Stored dataset items:
━━━━━━━━
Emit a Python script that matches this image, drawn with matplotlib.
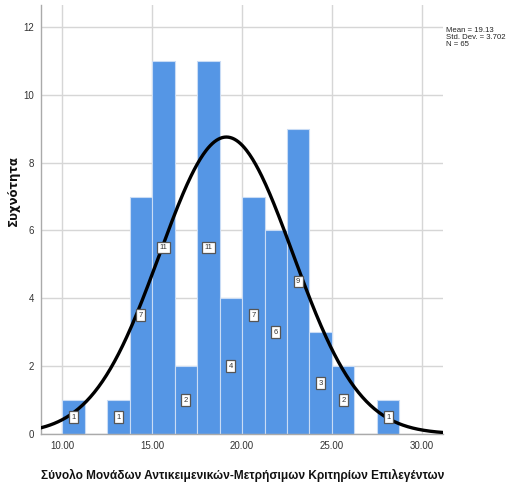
import numpy as np
import matplotlib.pyplot as plt

# histogram bins (width 1.25) and counts
bin_edges = [10.0, 11.25, 12.5, 13.75, 15.0, 16.25, 17.5, 18.75, 20.0,
             21.25, 22.5, 23.75, 25.0, 26.25, 27.5, 28.75]
counts = [1, 0, 1, 7, 11, 2, 11, 4, 7, 6, 9, 3, 2, 0, 1]

mean = 19.13
std = 3.702
n = 65

x_ticks = [10, 15, 20, 25, 30]
x_tick_labels = ["10.00", "15.00", "20.00", "25.00", "30.00"]
y_ticks = [0, 2, 4, 6, 8, 10, 12]

x_label = "Σύνολο Μονάδων Αντικειμενικών-Μετρήσιμων Κριτηρίων Επιλεγέντων"
y_label = "Συχνότητα"

plt.rcParams['font.family'] = ['Liberation Sans', 'DejaVu Sans']

fig = plt.figure(figsize=(5.07, 4.88), dpi=100)
ax = fig.add_axes([0.0809, 0.1107, 0.7929, 0.8791])

edges = np.array(bin_edges)
width = edges[1:] - edges[:-1]
left = edges[:-1]
ax.bar(left, counts, width=width, align="edge", color="#5596e5",
       edgecolor="#c9dcf5", linewidth=0.8, zorder=2)

# value labels at half bar height
for l, w, c in zip(left, width, counts):
    if c == 0:
        continue
    ax.text(l + w / 2, c / 2, str(c), ha="center", va="center", fontsize=5.5,
            color="#333333", zorder=4,
            bbox=dict(boxstyle="square,pad=0.3", fc="white", ec="#555555", lw=0.9))

# normal curve scaled to counts
xlim = (8.83, 31.17)
xs = np.linspace(xlim[0], xlim[1], 400)
bw = bin_edges[1] - bin_edges[0]
ys = n * bw / (std * np.sqrt(2 * np.pi)) * np.exp(-0.5 * ((xs - mean) / std) ** 2)
ax.plot(xs, ys, color="black", lw=2.4, zorder=3)

ax.set_xlim(*xlim)
ax.set_ylim(0, 12.65)
ax.set_xticks(x_ticks)
ax.set_xticklabels(x_tick_labels)
ax.set_yticks(y_ticks)
ax.tick_params(length=0, labelsize=7, colors="#333333", pad=5)
ax.grid(True, color="#d6d6d6", lw=1.0, zorder=0)
ax.set_axisbelow(True)
for s in ["top", "right"]:
    ax.spines[s].set_visible(False)
for s in ["left", "bottom"]:
    ax.spines[s].set_color("#aaaaaa")
    ax.spines[s].set_linewidth(1.0)

fig.text(0.5 * (55 + 430) / 507, 1 - 475 / 488, x_label, fontsize=8.6,
         fontweight="bold", ha="center", va="center", color="#111111")
fig.text(13 / 507, 1 - 190 / 488, y_label, fontsize=8.5, fontweight="bold",
         rotation=90, ha="center", va="center", color="#111111",
         family=['DejaVu Sans'])

fig.text(446 / 507, 1 - 27 / 488, "Mean = 19.13\nStd. Dev. = 3.702\nN = 65",
         fontsize=5.6, va="top", ha="left", linespacing=1.05, color="#222222")

fig.savefig("out.png", dpi=100)
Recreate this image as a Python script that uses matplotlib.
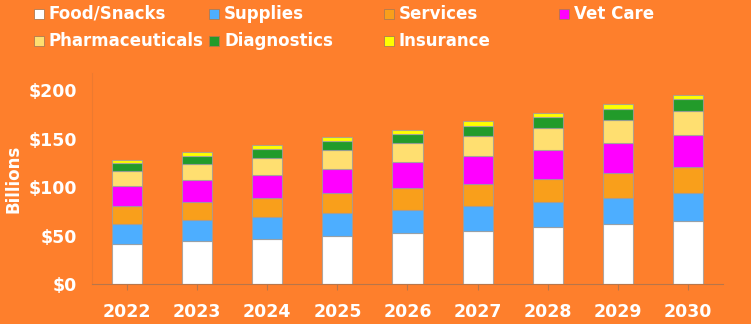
━━━━━━━━
§ SHORT TASK: In the entries above, find the line that contains "y_ticks = [0, 2, 4, 6, 8, 10, 12]", then repeat exactly every line from the first one through that line, with no pictures.

§ EXERCISE SOLUTION:
Emit a Python script that matches this image, drawn with matplotlib.
import numpy as np
import matplotlib.pyplot as plt

# histogram bins (width 1.25) and counts
bin_edges = [10.0, 11.25, 12.5, 13.75, 15.0, 16.25, 17.5, 18.75, 20.0,
             21.25, 22.5, 23.75, 25.0, 26.25, 27.5, 28.75]
counts = [1, 0, 1, 7, 11, 2, 11, 4, 7, 6, 9, 3, 2, 0, 1]

mean = 19.13
std = 3.702
n = 65

x_ticks = [10, 15, 20, 25, 30]
x_tick_labels = ["10.00", "15.00", "20.00", "25.00", "30.00"]
y_ticks = [0, 2, 4, 6, 8, 10, 12]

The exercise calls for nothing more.